We have no idea what she thinks about that slow decline. We do know that she has a deep commitment to the British constitution. Her faith in the rule of law and the supremacy of a democratically elected parliament, within which the monarchy has its unique raison d’être, has always been unswerving. Mindful that it was for those values that men and women died in the Second World War, she revered her first prime minister, Sir Winston Churchill.
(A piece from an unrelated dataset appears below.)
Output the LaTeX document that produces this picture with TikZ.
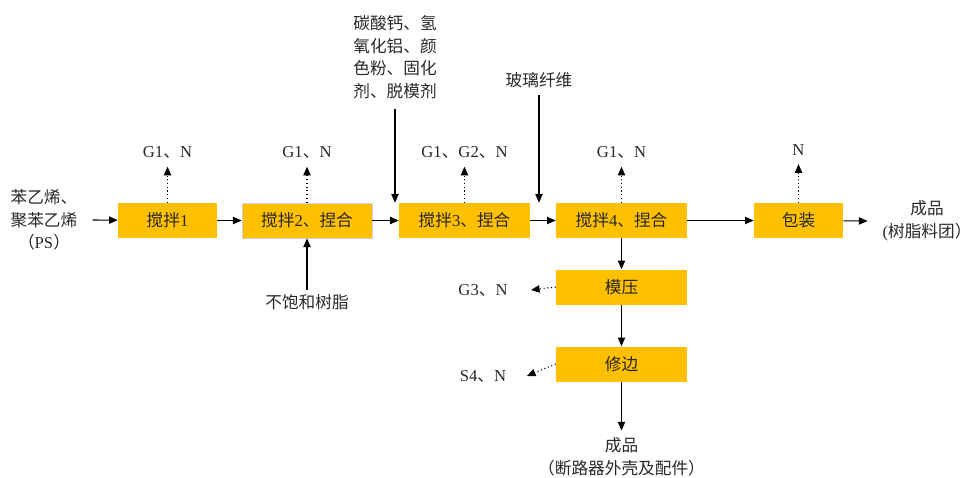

Now she is on her fourteenth.

She will be only too aware of how Boris Johnson has conducted himself in this role: that, during a self-inflicted political crisis over Brexit, he invoked her signature to suspend parliament unlawfully; that he has since threatened to tear up an international treaty with the EU which he himself negotiated; and that he plans to defy the Geneva Convention by deporting refugees to Rwanda who have been granted asylum here.

Nor will she forget that while Churchill once declared that, in war, “the truth is so precious that she should always be attended by a bodyguard of lies”, Johnson deploys just such a bodyguard, not to protect precious truths, but to save his partygate premiership. I cannot imagine that she looks forward to their weekly audience with anything but a shudder. If so, she will never tell us. She will remain as discreet about him as she was to all his predecessors.

The Queen has reigned through multiple national and international crises. She has also endured her fair share of personal pain — the disgrace of her second son, the defection of her grandson, and, above all, the loss of her beloved husband. She has borne it all with rare stoicism. A trusted courtier once asked her: “Ma’am, is there anything that ever keeps you awake at night?” She replied: “I get up in the morning, I do my best during the day, I go to bed and I go to sleep.”

Under her guidance, the monarchy has weathered the slings and arrows and, so the polls tell us, is as popular now as it was when she came to the throne. Quite an achievement.